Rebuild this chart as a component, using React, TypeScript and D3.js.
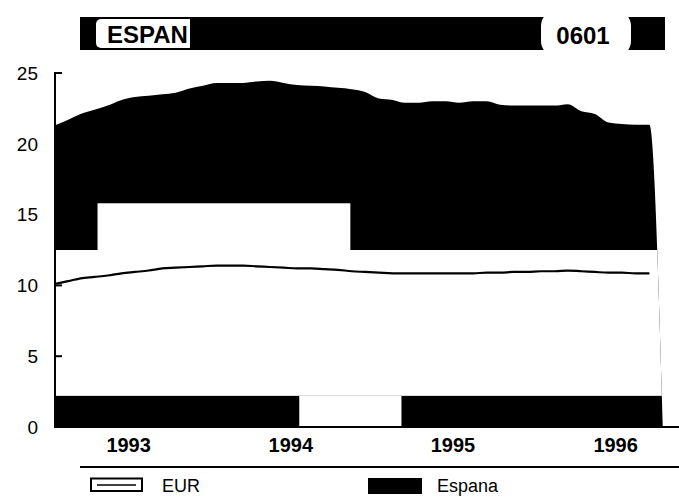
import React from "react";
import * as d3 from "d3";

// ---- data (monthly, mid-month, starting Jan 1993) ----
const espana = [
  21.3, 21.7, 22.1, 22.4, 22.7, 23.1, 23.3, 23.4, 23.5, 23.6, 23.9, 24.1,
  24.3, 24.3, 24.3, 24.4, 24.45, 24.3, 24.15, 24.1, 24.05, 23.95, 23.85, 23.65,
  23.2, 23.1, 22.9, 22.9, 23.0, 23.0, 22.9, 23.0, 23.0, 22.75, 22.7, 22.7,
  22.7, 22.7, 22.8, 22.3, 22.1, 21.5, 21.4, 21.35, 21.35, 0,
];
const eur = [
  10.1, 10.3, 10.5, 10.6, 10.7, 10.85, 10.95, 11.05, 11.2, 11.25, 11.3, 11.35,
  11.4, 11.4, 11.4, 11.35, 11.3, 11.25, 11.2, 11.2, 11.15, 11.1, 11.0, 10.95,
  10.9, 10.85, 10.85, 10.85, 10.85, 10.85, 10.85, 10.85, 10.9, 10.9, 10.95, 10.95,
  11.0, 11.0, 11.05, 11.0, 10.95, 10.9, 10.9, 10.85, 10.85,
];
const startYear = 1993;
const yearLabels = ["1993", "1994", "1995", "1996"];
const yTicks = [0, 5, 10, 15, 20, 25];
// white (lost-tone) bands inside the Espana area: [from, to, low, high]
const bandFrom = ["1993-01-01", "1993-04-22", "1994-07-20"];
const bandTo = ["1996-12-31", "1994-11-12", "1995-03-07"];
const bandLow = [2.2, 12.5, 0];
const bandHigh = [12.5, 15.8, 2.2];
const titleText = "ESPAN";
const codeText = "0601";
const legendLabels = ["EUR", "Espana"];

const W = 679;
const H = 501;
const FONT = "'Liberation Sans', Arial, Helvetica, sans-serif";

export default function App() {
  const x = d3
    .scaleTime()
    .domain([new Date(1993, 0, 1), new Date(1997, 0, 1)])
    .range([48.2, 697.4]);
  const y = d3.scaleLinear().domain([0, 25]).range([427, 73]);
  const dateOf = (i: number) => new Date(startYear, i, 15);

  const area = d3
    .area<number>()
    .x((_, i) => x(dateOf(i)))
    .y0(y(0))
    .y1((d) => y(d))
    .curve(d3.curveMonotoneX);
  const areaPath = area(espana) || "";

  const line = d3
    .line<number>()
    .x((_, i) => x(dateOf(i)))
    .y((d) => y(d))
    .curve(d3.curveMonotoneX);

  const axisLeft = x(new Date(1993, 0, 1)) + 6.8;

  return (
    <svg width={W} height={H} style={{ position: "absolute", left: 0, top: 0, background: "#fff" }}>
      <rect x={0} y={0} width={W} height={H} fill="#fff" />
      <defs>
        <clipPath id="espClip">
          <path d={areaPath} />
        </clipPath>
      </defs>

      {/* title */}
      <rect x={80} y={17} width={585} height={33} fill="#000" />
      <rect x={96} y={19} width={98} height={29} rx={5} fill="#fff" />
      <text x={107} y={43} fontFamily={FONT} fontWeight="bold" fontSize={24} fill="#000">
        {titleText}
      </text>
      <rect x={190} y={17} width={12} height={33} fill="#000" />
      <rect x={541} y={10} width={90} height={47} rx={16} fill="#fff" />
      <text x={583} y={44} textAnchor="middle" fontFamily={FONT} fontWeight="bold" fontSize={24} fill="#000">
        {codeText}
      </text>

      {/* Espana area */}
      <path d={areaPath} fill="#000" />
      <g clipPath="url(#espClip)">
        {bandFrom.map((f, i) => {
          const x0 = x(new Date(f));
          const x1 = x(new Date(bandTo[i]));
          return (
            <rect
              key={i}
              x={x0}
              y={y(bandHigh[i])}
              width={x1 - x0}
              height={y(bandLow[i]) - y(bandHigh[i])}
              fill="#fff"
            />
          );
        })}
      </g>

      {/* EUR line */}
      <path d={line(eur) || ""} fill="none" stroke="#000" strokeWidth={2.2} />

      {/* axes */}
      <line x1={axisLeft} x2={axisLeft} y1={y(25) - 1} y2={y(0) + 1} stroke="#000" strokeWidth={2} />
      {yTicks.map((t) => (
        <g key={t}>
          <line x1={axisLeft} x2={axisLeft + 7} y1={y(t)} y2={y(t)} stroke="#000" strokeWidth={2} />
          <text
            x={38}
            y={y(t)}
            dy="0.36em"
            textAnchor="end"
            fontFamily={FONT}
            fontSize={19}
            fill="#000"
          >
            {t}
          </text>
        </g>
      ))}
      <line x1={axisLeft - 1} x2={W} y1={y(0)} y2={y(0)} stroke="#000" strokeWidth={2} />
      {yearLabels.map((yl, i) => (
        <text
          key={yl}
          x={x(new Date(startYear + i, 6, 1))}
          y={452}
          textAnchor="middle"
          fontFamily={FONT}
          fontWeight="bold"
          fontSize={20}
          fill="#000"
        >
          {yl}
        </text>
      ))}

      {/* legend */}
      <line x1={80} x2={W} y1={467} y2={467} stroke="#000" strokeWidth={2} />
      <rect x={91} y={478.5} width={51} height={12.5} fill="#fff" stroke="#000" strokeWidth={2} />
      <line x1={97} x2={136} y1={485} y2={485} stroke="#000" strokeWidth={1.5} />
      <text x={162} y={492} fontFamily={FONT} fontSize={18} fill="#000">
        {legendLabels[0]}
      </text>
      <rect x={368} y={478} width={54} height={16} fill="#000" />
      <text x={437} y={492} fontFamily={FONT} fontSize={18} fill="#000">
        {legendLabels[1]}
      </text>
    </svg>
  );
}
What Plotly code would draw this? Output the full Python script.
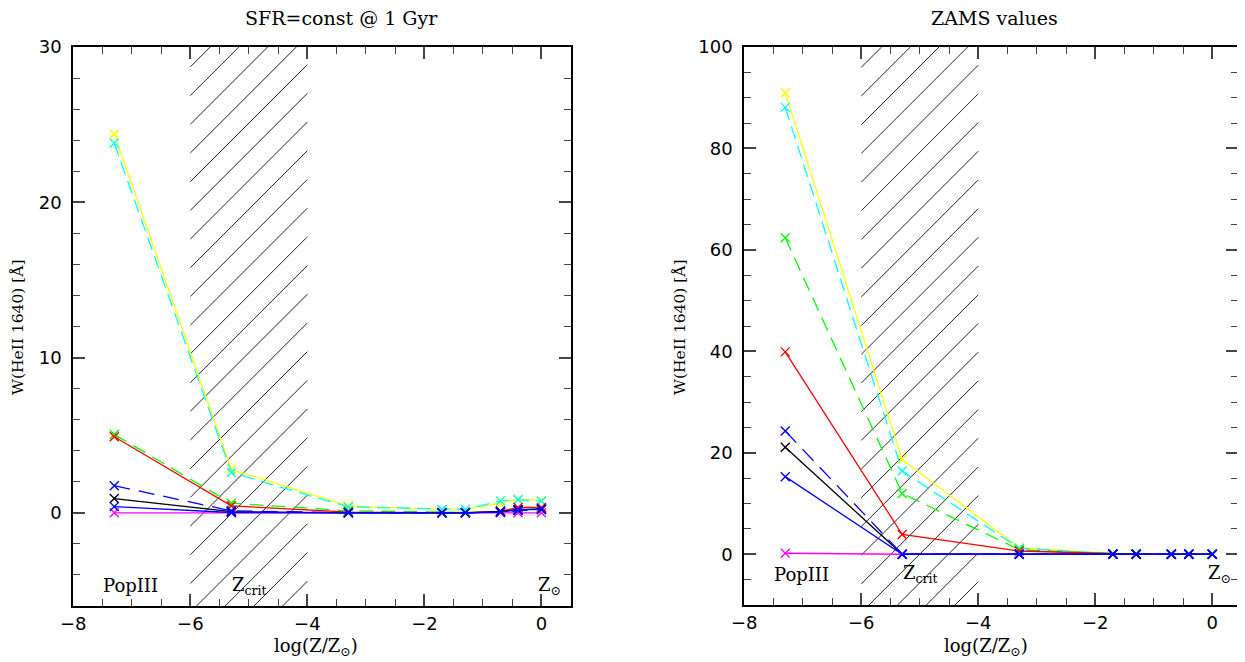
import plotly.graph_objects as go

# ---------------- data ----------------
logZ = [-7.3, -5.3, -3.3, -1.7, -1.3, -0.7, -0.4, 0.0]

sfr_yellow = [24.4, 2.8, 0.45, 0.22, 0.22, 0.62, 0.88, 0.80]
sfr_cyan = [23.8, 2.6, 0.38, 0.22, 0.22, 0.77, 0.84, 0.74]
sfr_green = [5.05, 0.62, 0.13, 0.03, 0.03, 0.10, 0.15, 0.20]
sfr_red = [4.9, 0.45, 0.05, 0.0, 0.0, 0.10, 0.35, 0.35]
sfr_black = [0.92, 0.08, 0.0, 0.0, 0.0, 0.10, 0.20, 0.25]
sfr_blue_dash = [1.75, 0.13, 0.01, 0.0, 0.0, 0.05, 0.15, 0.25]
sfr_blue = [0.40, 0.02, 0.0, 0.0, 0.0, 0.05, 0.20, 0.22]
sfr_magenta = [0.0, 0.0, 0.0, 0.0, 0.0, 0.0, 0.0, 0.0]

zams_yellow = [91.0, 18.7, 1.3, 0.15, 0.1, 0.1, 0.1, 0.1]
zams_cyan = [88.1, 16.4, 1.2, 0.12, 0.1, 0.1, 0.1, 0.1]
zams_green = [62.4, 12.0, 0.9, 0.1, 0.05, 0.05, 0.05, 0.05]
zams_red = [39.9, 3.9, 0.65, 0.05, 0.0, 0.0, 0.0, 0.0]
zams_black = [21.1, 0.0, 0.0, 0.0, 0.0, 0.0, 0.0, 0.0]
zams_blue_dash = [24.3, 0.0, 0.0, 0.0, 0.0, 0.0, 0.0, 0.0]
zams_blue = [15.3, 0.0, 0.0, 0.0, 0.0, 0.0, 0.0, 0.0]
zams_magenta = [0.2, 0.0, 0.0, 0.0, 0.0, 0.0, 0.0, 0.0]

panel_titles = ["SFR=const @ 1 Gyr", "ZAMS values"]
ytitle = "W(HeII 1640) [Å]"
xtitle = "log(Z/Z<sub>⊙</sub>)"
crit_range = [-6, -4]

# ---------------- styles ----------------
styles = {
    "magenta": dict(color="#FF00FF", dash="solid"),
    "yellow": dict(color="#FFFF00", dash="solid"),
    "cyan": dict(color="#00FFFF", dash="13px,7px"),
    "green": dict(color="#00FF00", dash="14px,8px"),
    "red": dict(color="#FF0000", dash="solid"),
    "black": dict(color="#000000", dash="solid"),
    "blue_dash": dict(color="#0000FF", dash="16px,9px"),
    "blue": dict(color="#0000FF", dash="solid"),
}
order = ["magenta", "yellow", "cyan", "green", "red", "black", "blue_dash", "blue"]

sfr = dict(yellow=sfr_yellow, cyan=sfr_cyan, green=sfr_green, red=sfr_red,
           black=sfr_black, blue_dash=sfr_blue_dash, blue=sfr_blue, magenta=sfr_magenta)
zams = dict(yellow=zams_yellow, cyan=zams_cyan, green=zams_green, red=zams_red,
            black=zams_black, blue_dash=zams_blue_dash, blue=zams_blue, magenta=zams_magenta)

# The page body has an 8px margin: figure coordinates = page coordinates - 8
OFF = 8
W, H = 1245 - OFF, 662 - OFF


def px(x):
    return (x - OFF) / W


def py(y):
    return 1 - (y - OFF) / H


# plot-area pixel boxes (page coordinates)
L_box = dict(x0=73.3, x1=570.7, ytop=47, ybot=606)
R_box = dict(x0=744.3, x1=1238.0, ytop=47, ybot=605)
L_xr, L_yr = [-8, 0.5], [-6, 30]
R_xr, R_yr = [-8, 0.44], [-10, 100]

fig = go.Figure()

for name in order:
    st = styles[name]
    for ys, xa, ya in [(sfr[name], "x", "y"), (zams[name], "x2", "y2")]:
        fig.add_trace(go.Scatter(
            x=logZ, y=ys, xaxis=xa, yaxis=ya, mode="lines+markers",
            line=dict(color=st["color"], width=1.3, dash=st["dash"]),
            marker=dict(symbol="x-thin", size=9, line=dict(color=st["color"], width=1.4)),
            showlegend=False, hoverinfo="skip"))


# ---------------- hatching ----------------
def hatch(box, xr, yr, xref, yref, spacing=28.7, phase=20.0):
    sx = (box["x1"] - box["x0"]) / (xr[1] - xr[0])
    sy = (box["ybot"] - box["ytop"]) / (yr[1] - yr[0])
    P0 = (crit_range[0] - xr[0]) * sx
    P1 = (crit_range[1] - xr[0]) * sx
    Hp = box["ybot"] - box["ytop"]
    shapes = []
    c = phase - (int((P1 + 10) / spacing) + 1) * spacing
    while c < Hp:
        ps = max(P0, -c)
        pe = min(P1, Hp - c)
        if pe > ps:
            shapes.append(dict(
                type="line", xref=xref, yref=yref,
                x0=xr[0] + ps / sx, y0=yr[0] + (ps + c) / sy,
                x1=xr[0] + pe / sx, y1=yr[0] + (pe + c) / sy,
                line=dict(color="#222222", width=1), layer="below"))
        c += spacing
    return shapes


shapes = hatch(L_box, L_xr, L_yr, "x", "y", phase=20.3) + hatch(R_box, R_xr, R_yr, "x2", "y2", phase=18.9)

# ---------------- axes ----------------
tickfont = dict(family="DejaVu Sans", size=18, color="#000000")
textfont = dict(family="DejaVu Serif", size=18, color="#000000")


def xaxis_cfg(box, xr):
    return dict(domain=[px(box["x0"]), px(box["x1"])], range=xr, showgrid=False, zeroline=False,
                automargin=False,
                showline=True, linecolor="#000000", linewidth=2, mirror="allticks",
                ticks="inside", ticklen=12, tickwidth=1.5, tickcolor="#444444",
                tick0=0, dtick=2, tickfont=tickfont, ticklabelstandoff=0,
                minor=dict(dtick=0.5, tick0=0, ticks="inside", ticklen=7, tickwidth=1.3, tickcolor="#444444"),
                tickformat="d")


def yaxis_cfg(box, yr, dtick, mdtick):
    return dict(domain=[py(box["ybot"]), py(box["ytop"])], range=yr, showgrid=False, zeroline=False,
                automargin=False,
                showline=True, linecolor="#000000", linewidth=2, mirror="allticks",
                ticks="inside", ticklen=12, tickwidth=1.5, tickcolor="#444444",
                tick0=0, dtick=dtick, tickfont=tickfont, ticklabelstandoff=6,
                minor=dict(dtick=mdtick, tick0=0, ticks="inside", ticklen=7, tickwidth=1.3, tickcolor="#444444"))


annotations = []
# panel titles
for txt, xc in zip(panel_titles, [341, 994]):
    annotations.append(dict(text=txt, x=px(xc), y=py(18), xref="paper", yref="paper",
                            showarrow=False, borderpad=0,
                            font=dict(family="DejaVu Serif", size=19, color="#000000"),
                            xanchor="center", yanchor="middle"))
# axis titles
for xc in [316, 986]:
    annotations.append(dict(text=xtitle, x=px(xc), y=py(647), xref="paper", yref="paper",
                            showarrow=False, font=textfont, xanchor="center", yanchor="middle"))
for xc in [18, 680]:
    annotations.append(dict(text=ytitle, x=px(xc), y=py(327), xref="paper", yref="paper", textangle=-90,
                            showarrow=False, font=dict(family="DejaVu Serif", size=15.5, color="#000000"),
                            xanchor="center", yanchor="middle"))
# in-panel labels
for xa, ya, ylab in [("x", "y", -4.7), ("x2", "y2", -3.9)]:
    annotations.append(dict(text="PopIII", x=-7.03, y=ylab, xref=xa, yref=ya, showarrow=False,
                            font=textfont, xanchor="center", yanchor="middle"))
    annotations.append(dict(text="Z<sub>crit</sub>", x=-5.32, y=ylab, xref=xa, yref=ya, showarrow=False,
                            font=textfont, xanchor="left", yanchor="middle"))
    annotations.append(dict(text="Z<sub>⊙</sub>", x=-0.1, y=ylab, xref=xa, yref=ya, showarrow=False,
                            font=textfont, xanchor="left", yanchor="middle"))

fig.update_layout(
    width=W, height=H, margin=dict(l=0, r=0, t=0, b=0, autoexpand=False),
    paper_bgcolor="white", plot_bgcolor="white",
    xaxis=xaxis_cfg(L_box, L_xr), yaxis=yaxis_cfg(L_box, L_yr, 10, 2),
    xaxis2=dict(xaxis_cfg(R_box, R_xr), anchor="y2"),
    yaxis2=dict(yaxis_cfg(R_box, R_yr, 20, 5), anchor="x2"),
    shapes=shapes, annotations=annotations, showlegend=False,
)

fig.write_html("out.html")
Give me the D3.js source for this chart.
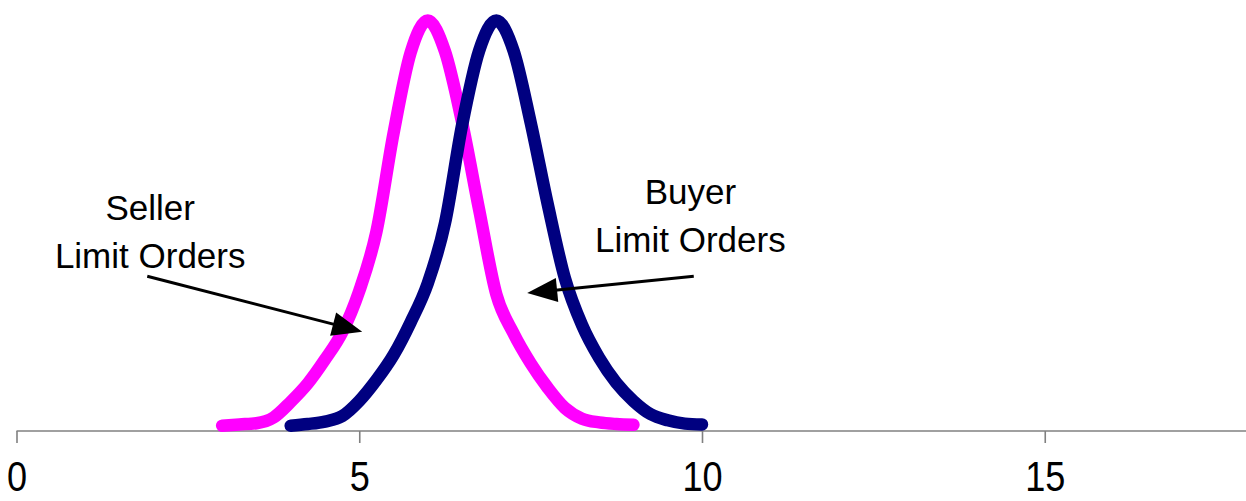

GIVEN PROBLEM:
Can the lines from the start of the records through the line with "import * as" be given again exactly, with the pictures left out?

ANSWER TO THIS TASK:
Rebuild this chart as a component, using React, TypeScript and D3.js.
import React from "react";
import * as d3 from "d3";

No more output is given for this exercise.